**What this task involves:**
Copy the lines of the data below exactly, starting at the first and stopping after the line that contains "['p', 4.68, 1.10]];"; include no pictures.

═══

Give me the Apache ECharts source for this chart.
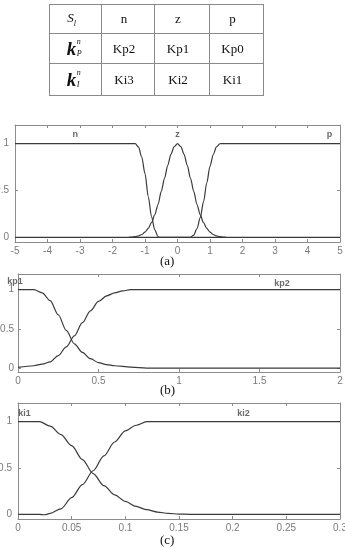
<!DOCTYPE html>
<html>
<head>
<meta charset="utf-8">
<script src="https://cdn.jsdelivr.net/npm/echarts@6/dist/echarts.min.js"></script>
<style>
  html, body { margin:0; padding:0; background:#fff; }
  #chart { position:absolute; left:0; top:0; width:345px; height:548px; }
  #tbl { position:absolute; left:49px; top:4px; border-collapse:collapse; font-family:'Liberation Serif','DejaVu Serif',serif; font-size:13px; color:#111; z-index:2; }
  #tbl td { border:1.5px solid #8a8a8a; padding:0 8px 0 0; text-align:center; }
  .kk { font-style:italic; font-weight:bold; font-size:19px; position:relative; display:inline-block; }
  .kk sup, .kk sub { font-size:8px; font-weight:normal; position:absolute; left:10px; }
  .kk sup { top:-1px; }
  .kk sub { top:11px; }
</style>
</head>
<body>
<div id="chart"></div>
<table id="tbl"></table>
<script>
// ---- table contents ----
var tableHeader = ['n', 'z', 'p'];
var tableKp = ['Kp2', 'Kp1', 'Kp0'];
var tableKi = ['Ki3', 'Ki2', 'Ki1'];

// ---- chart (a) membership curves [x, mu] ----
var nCurve = [[-5,1],[-1.3,1],[-1.2,0.964],[-1.1,0.858],[-1.0,0.68],[-0.9,0.436],[-0.8,0.222],[-0.7,0.08],[-0.6,0.009],[-0.55,0],[5,0]];
var zCurve = [[-1.5,0],[-1.4,0.003],[-1.3,0.008],[-1.2,0.016],[-1.1,0.03],[-1.0,0.056],[-0.9,0.096],[-0.8,0.157],[-0.7,0.24],[-0.6,0.35],[-0.5,0.49],[-0.4,0.63],[-0.3,0.77],[-0.2,0.89],[-0.1,0.97],[0,1],[0.1,0.97],[0.2,0.89],[0.3,0.77],[0.4,0.63],[0.5,0.49],[0.6,0.35],[0.7,0.24],[0.8,0.157],[0.9,0.096],[1.0,0.056],[1.1,0.03],[1.2,0.016],[1.3,0.008],[1.4,0.003],[1.5,0]];
var pCurve = [[-5,0],[0.4,0],[0.5,0.024],[0.6,0.094],[0.7,0.21],[0.8,0.378],[0.9,0.58],[1.0,0.758],[1.1,0.885],[1.2,0.966],[1.3,0.999],[1.33,1],[5,1]];
var labelsA = [['n', -3.15, 1.10], ['z', 0, 1.10], ['p', 4.68, 1.10]];

// ---- chart (b) ----
var kp1Curve = [[0,1],[0.1,1],[0.15,0.96],[0.2,0.86],[0.25,0.68],[0.3,0.48],[0.35,0.31],[0.4,0.2],[0.45,0.12],[0.5,0.07],[0.55,0.045],[0.6,0.03],[0.7,0.012],[0.8,0],[2,0]];
var kp2Curve = [[0,0.01],[0.1,0.03],[0.15,0.05],[0.2,0.08],[0.25,0.16],[0.3,0.27],[0.35,0.41],[0.4,0.58],[0.45,0.73],[0.5,0.85],[0.55,0.92],[0.6,0.96],[0.65,0.985],[0.7,1],[2,1]];
var labelsB = [['kp1', 0, 1.11], ['kp2', 1.64, 1.08]];

// ---- chart (c) ----
var ki1Curve = [[0,1],[0.02,1],[0.03,0.95],[0.04,0.86],[0.05,0.74],[0.06,0.59],[0.07,0.44],[0.08,0.31],[0.09,0.21],[0.1,0.14],[0.11,0.085],[0.12,0.05],[0.13,0.025],[0.14,0.01],[0.15,0.003],[0.16,0],[0.3,0]];
var ki2Curve = [[0,0],[0.02,0],[0.025,-0.004],[0.03,0.01],[0.04,0.06],[0.05,0.18],[0.06,0.32],[0.07,0.47],[0.08,0.63],[0.09,0.78],[0.1,0.9],[0.11,0.96],[0.12,1],[0.3,1]];
var labelsC = [['ki1', 0.006, 1.09], ['ki2', 0.21, 1.09]];

var captions = ['(a)', '(b)', '(c)'];
var yTicks = [0, 0.5, 1];

// build table
(function(){
  var t = document.getElementById('tbl');
  var widths = [51, 52, 54, 53];
  var heights = [28, 29, 31];
  var rows = [
    ['<i>S</i><sub style="font-size:8px;font-style:italic">l</sub>'].concat(tableHeader),
    ['<span class="kk">k<sup>n</sup><sub><i>P</i></sub></span>'].concat(tableKp),
    ['<span class="kk">k<sup>n</sup><sub><i>I</i></sub></span>'].concat(tableKi)
  ];
  rows.forEach(function(r, ri){
    var tr = document.createElement('tr');
    r.forEach(function(c, ci){
      var td = document.createElement('td');
      td.innerHTML = c;
      td.style.width = (widths[ci]-8) + 'px';
      td.style.height = heights[ri] + 'px';
      tr.appendChild(td);
    });
    t.appendChild(tr);
  });
})();

var FONT = "'Liberation Sans', Arial, sans-serif";
var frame = '#8c8c8c';
var lineColor = '#3a3a3a';

var grids = [
  {left: 15, right: 5, top: 125, height: 117, outerBoundsMode: 'none', containLabel: false},
  {left: 18, right: 5, top: 274, height: 98, outerBoundsMode: 'none', containLabel: false},
  {left: 18, right: 5, top: 403, height: 116, outerBoundsMode: 'none', containLabel: false}
];
var xRanges = [[-5, 5, 1], [0, 2, 0.5], [0, 0.3, 0.05]];
var yLabelMargin = [6, 4, 6];

var xAxes = [], yAxes = [];
xRanges.forEach(function(r, i){
  xAxes.push({
    type: 'value', gridIndex: i, min: r[0], max: r[1], interval: r[2], position: 'bottom',
    axisLine: {onZero: false, lineStyle: {color: frame, width: 1}},
    axisTick: {inside: true, length: 3, lineStyle: {color: frame}},
    axisLabel: {color: '#7a7a7a', fontSize: 10, fontFamily: FONT, margin: 4,
      formatter: function(v){ return String(+v.toFixed(2)); }},
    splitLine: {show: false}
  });
  xAxes.push({
    type: 'value', gridIndex: i, min: r[0], max: r[1], interval: r[2], position: 'top',
    axisLine: {show: true, onZero: false, lineStyle: {color: frame, width: 1}},
    axisTick: {inside: true, length: 3, lineStyle: {color: frame}},
    axisLabel: {show: false}, splitLine: {show: false}
  });
  yAxes.push({
    type: 'value', gridIndex: i, min: -0.05, max: 1.2, position: 'left',
    axisLine: {show: true, onZero: false, lineStyle: {color: frame, width: 1}},
    axisTick: {show: true, inside: true, length: 3, customValues: yTicks, lineStyle: {color: frame}},
    axisLabel: {color: '#7a7a7a', fontSize: 10, fontFamily: FONT, margin: yLabelMargin[i], customValues: yTicks},
    splitLine: {show: false}
  });
  yAxes.push({
    type: 'value', gridIndex: i, min: -0.05, max: 1.2, position: 'right',
    axisLine: {show: true, onZero: false, lineStyle: {color: frame, width: 1}},
    axisTick: {show: true, inside: true, length: 3, customValues: yTicks, lineStyle: {color: frame}},
    axisLabel: {show: false}, splitLine: {show: false}
  });
});

function curve(data, gi){
  return {
    type: 'line', data: data, xAxisIndex: gi*2, yAxisIndex: gi*2,
    showSymbol: false, symbol: 'none', smooth: 0.3, smoothMonotone: 'x',
    lineStyle: {color: lineColor, width: 1.2}, silent: true, animation: false
  };
}
function labels(arr, gi, firstOffset){
  return {
    type: 'scatter', xAxisIndex: gi*2, yAxisIndex: gi*2, symbolSize: 0, silent: true, animation: false,
    data: arr.map(function(a, k){
      var d = {value: [a[1], a[2]], name: a[0]};
      if (k === 0 && firstOffset) d.label = {offset: [firstOffset, 0]};
      return d;
    }),
    label: {show: true, position: 'inside', formatter: '{b}', color: '#444', fontSize: 9, fontFamily: FONT, fontWeight: 'bold'}
  };
}

var series = [
  curve(nCurve, 0), curve(zCurve, 0), curve(pCurve, 0), labels(labelsA, 0),
  curve(kp1Curve, 1), curve(kp2Curve, 1), labels(labelsB, 1, -3),
  curve(ki1Curve, 2), curve(ki2Curve, 2), labels(labelsC, 2)
];

var captionY = [263, 392, 542];
var chart = echarts.init(document.getElementById('chart'), null, {renderer: 'canvas'});
chart.setOption({
  animation: false,
  backgroundColor: '#fff',
  grid: grids,
  xAxis: xAxes,
  yAxis: yAxes,
  series: series,
  graphic: captions.map(function(c, i){
    return {type: 'text', left: 160, top: captionY[i] - 8,
      style: {text: c, font: "13px 'Liberation Serif', serif", fill: '#111'}};
  })
});
</script>
</body>
</html>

═══

**Written reply:**
Give me the Apache ECharts source for this chart.
<!DOCTYPE html>
<html>
<head>
<meta charset="utf-8">
<script src="https://cdn.jsdelivr.net/npm/echarts@6/dist/echarts.min.js"></script>
<style>
  html, body { margin:0; padding:0; background:#fff; }
  #chart { position:absolute; left:0; top:0; width:345px; height:548px; }
  #tbl { position:absolute; left:49px; top:4px; border-collapse:collapse; font-family:'Liberation Serif','DejaVu Serif',serif; font-size:13px; color:#111; z-index:2; }
  #tbl td { border:1.5px solid #8a8a8a; padding:0 8px 0 0; text-align:center; }
  .kk { font-style:italic; font-weight:bold; font-size:19px; position:relative; display:inline-block; }
  .kk sup, .kk sub { font-size:8px; font-weight:normal; position:absolute; left:10px; }
  .kk sup { top:-1px; }
  .kk sub { top:11px; }
</style>
</head>
<body>
<div id="chart"></div>
<table id="tbl"></table>
<script>
// ---- table contents ----
var tableHeader = ['n', 'z', 'p'];
var tableKp = ['Kp2', 'Kp1', 'Kp0'];
var tableKi = ['Ki3', 'Ki2', 'Ki1'];

// ---- chart (a) membership curves [x, mu] ----
var nCurve = [[-5,1],[-1.3,1],[-1.2,0.964],[-1.1,0.858],[-1.0,0.68],[-0.9,0.436],[-0.8,0.222],[-0.7,0.08],[-0.6,0.009],[-0.55,0],[5,0]];
var zCurve = [[-1.5,0],[-1.4,0.003],[-1.3,0.008],[-1.2,0.016],[-1.1,0.03],[-1.0,0.056],[-0.9,0.096],[-0.8,0.157],[-0.7,0.24],[-0.6,0.35],[-0.5,0.49],[-0.4,0.63],[-0.3,0.77],[-0.2,0.89],[-0.1,0.97],[0,1],[0.1,0.97],[0.2,0.89],[0.3,0.77],[0.4,0.63],[0.5,0.49],[0.6,0.35],[0.7,0.24],[0.8,0.157],[0.9,0.096],[1.0,0.056],[1.1,0.03],[1.2,0.016],[1.3,0.008],[1.4,0.003],[1.5,0]];
var pCurve = [[-5,0],[0.4,0],[0.5,0.024],[0.6,0.094],[0.7,0.21],[0.8,0.378],[0.9,0.58],[1.0,0.758],[1.1,0.885],[1.2,0.966],[1.3,0.999],[1.33,1],[5,1]];
var labelsA = [['n', -3.15, 1.10], ['z', 0, 1.10], ['p', 4.68, 1.10]];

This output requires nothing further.